Mercredi, dans les colonnes de Reuters, Abuemad se disait préoccupé par la présence d’hommes masqués chargés de faire respecter l’ordre public. « Peut-être qu’ils sont bons : il reste à souhaiter qu’ils agissent équitablement avec les gens ».
« Le mieux serait que la guerre se termine pour que les vraies forces de police reviennent », a-t-il déclaré.
Signe du désespoir croissant des Gazaouis face aux conditions de vie, une manifestation a eu lieu mercredi dans la ville de Rafah, à l’extrême sud du pays, avec près de 1,5 million de Palestiniens, dont beaucoup ont été déplacés par les combats.
« La situation est très difficile à Gaza. Nous sommes totalement démunis », a déclaré à l’AFP Abdulrahman Abu Khuder, un habitant de Rafah, lors d’un rassemblement contre la flambée des prix des produits de première nécessité.
Khamis Shallah, déplacé de la ville de Gaza, a expliqué qu’un kilo de sucre coûtait désormais « entre 80 et 100 shekels, et la levure, 100 shekels ».
Le Hamas devrait « faire quelque chose » pour s’assurer que les Palestiniens ordinaires aient accès à des fournitures de base, a-t-il dit, mais « ils s’en fichent ».

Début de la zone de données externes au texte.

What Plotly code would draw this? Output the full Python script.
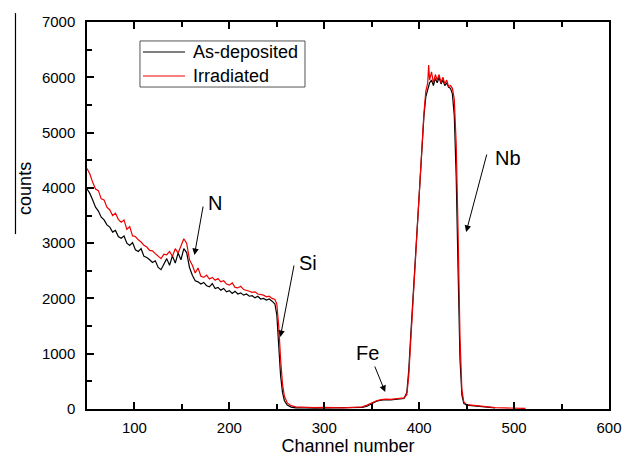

Des centaines de milliers de Gazaouis ont fui vers le sud depuis le début de la guerre, et ceux qui sont restés dans le nord sont aujourd’hui confrontés à une situation chaque jour plus désespérée, ont averti les organisations humanitaires.
« La famine est imminente dans le nord de Gaza », a déclaré mardi le directeur exécutif adjoint du Programme alimentaire mondial, Carl Skau, devant le Conseil de sécurité de l’ONU.
Son collègue du service humanitaire de l’ONU – OCHA -, Ramesh Rajasingham, a mis en garde contre le risque – « quasi inévitable » – d’une famine généralisée.
Le Programme alimentaire mondial a déclaré qu’aucun groupe humanitaire n’avait pu faire parvenir d’aide au nord depuis plus d’un mois, accusant Israël de bloquer les accès. Israël a déclaré mercredi que des dizaines de camions d’aide avaient atteint le nord de la bande de Gaza ces derniers jours.
Des puissances étrangères ont largué des fournitures par avion au-dessus du sud de Gaza.
L’aide destinée à Gaza passe par Rafah, où Israël a prévu de lancer une offensive terrestre.